The Georgia GOP official will not, however, find himself behind bars. As my MSNBC colleague Clarissa-Jan Lim noted, Pritchard will have to pay a $5,000 fine and will receive a public reprimand from the Georgia election board.

Over the last few years, this has happened with considerable frequency. Quite a few Republicans have been caught casting illegal ballots, and in practically every instance, they’ve received relatively light sentences.

And every time this happens, I’m reminded of Texas’ Crystal Mason, who cast a provisional ballot in the 2016 elections while on supervised release for a federal conviction. She didn’t know she was ineligible to vote, and her ballot was never counted, but Mason — a Black woman — was nevertheless convicted of illegal voting and sentenced to five years in prison.

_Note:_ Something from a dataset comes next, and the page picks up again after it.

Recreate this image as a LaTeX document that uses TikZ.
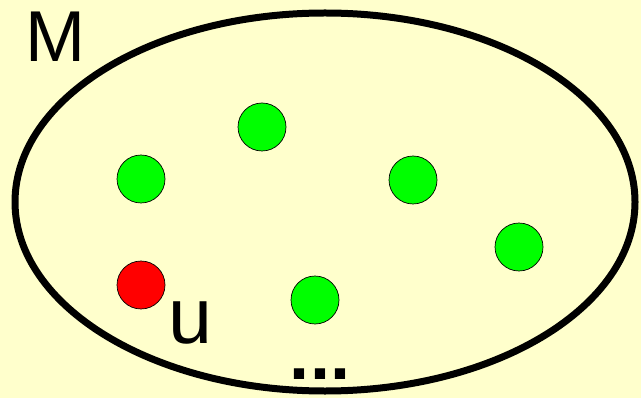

Mason has been out of prison on an appeal bond, and as NBC News reported, she yesterday received the news she’s been wanting to hear for several years: A Texas appeals court overturned Mason’s five-year prison sentence.

Mason had testified that when she was in prison, she was not informed that she could not vote upon her release, [Second District Appeals Court Justice Wade] Birdwell detailed. She also “emphatically denied” having read the provisional ballot’s affirmations detailing felon voting restrictions, testifying that she did not know she was not allowed to cast a ballot because she was on supervised release from prison, according to Birdwell.

The appeals court judge wasn’t fully satisfied with the defendant’s explanation, but Birdwell wrote that “finding Mason to be not credible — and disbelieving her protestation of actual knowledge — does not suffice as proof of guilt.”

“In the end, the State’s primary evidence was that Mason read the words on the affidavit,” Birdwell said.

“But even if she had read them, they are not sufficient — even in the context of the rest of the evidence in this case — to prove beyond a reasonable doubt that she actually knew that being on supervised release after having served her entire federal sentence of incarceration made her ineligible to vote by casting a provisional ballot when she did so,” he added.

Not surprisingly, Mason was thrilled.

“I am overjoyed to see my faith rewarded today,” she said. “I was thrown into this fight for voting rights and will keep swinging to ensure no one else has to face what I’ve endured for over six years, a political ploy where minority voting rights are under attack.”